#### [Your objective]
Exclude the pictures and return every line exactly as written.

....................

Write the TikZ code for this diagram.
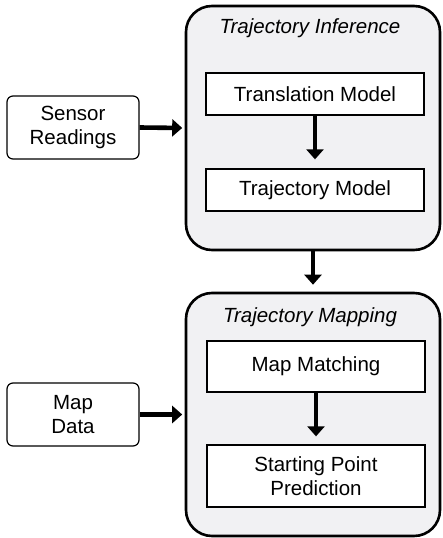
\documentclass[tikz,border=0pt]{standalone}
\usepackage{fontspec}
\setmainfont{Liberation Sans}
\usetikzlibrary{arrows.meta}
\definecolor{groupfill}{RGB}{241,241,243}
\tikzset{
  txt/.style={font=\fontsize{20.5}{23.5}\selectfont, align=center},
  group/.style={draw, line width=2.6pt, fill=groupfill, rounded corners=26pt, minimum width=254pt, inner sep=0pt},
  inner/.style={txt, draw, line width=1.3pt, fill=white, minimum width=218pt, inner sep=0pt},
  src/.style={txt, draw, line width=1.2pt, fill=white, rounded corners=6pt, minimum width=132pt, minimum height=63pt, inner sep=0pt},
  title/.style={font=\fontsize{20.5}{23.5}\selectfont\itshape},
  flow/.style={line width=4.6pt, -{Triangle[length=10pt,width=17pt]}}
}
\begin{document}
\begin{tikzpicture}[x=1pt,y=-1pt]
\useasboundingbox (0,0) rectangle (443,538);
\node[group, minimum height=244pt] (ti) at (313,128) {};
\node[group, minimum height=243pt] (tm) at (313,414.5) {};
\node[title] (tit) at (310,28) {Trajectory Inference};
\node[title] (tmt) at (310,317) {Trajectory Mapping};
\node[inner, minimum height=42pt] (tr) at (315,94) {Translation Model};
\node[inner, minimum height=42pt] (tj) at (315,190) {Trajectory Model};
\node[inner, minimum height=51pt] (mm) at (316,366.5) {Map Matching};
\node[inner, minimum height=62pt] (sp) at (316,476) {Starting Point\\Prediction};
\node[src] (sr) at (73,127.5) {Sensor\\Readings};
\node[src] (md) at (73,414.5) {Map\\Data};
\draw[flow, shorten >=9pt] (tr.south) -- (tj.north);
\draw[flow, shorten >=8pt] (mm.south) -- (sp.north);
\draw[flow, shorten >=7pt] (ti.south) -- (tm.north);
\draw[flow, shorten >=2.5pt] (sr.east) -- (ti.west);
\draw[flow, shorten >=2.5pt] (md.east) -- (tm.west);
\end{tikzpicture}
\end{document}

....................

#### [Solution to the problem]
Write the TikZ code for this diagram.
\documentclass[tikz,border=0pt]{standalone}
\usepackage{fontspec}
\setmainfont{Liberation Sans}
\usetikzlibrary{arrows.meta}
\definecolor{groupfill}{RGB}{241,241,243}
\tikzset{
  txt/.style={font=\fontsize{20.5}{23.5}\selectfont, align=center},
  group/.style={draw, line width=2.6pt, fill=groupfill, rounded corners=26pt, minimum width=254pt, inner sep=0pt},
  inner/.style={txt, draw, line width=1.3pt, fill=white, minimum width=218pt, inner sep=0pt},
  src/.style={txt, draw, line width=1.2pt, fill=white, rounded corners=6pt, minimum width=132pt, minimum height=63pt, inner sep=0pt},
  title/.style={font=\fontsize{20.5}{23.5}\selectfont\itshape},
  flow/.style={line width=4.6pt, -{Triangle[length=10pt,width=17pt]}}
}
\begin{document}
\begin{tikzpicture}[x=1pt,y=-1pt]
\useasboundingbox (0,0) rectangle (443,538);
\node[group, minimum height=244pt] (ti) at (313,128) {};
\node[group, minimum height=243pt] (tm) at (313,414.5) {};
\node[title] (tit) at (310,28) {Trajectory Inference};
\node[title] (tmt) at (310,317) {Trajectory Mapping};
\node[inner, minimum height=42pt] (tr) at (315,94) {Translation Model};
\node[inner, minimum height=42pt] (tj) at (315,190) {Trajectory Model};
\node[inner, minimum height=51pt] (mm) at (316,366.5) {Map Matching};
\node[inner, minimum height=62pt] (sp) at (316,476) {Starting Point\\Prediction};
\node[src] (sr) at (73,127.5) {Sensor\\Readings};
\node[src] (md) at (73,414.5) {Map\\Data};
\draw[flow, shorten >=9pt] (tr.south) -- (tj.north);
\draw[flow, shorten >=8pt] (mm.south) -- (sp.north);
\draw[flow, shorten >=7pt] (ti.south) -- (tm.north);
\draw[flow, shorten >=2.5pt] (sr.east) -- (ti.west);
\draw[flow, shorten >=2.5pt] (md.east) -- (tm.west);
\end{tikzpicture}
\end{document}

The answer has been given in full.